A Study of the Properties and Dynamics of the Disk of Satellites in a Milky-Way-like Galaxy System

TL;DR

This study uses high-resolution simulations with baryon physics to analyze the properties and dynamics of satellite disks in Milky-Way-like galaxies, revealing anisotropic distributions and infall-dominated structures.

Contribution

It provides the first detailed analysis of satellite disk properties in high-resolution baryonic simulations based on Aquarius initial conditions.

Findings

Satellites are anisotropically distributed around the galaxy.

The satellite disk is not rotationally supported and is composed of infalling sub-halos.

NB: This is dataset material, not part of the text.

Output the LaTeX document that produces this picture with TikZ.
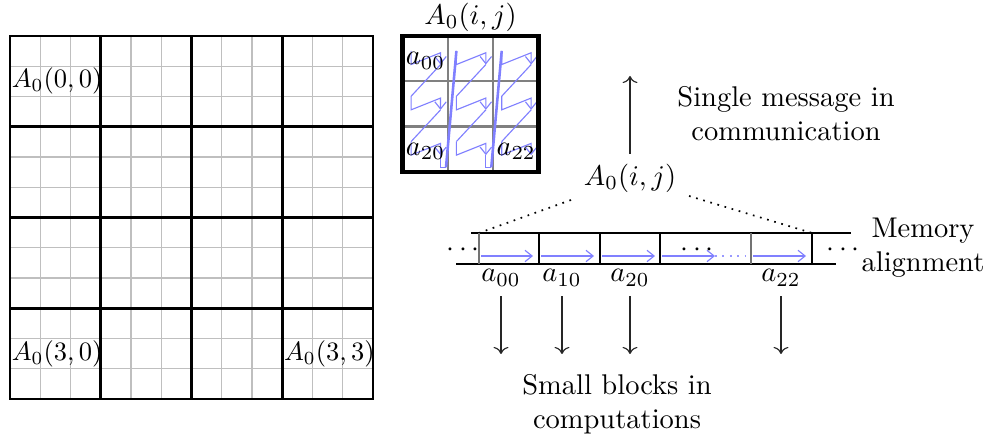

The angular momentum of the satellite system differs from the disk normal.

Abstract

The dynamics of the satellite systems of Milky-Way-like galaxies offer a useful means by which to study the galaxy formation process in the cosmological context. It has been suggested that the currently observed anisotropic distribution of the satellites in such galaxy systems is inconsistent with the concordance $\Lambda CDM$ cosmology model on the galactic scale if the observed satellites are random samples of the dark matter (DM) sub-halos that are nearly isotropically distributed around the central galaxy. In this study, we present original high-resolution zoom-in studies of central galaxies and satellite systems based upon initial conditions for the DM distribution from the Aquarius simulations but with substantial high-resolution baryon physics added. We find that the galaxy most like the Milky Way in this study does indeed contain a disk of satellites (DOS). Although one galaxy DOS system does not answer the question of how common such disks are, it does allow the opportunity to explore the properties and dynamics of the DOS system. Our investigation centers on the spatial arrangement (distances, angles, etc.) of satellites in this Milky-Way-like galaxy system with a specific emphasis on identifying and analyzing the disk-like structure along with its dynamical and morphological properties. Among the conclusions from this study, we find that the satellites and DM sub-halos in the galaxy simulations are anisotropically distributed. The dynamical properties of the satellites, however, indicate that the direction of the angular momentum vector of the whole satellite system is different from the normal direction of the fitted DOS and from the normal direction of the velocity dispersion of the system. Hence, the fitted DOS appears to be comprised of infalling sub-halos and is not a rotationally supported system.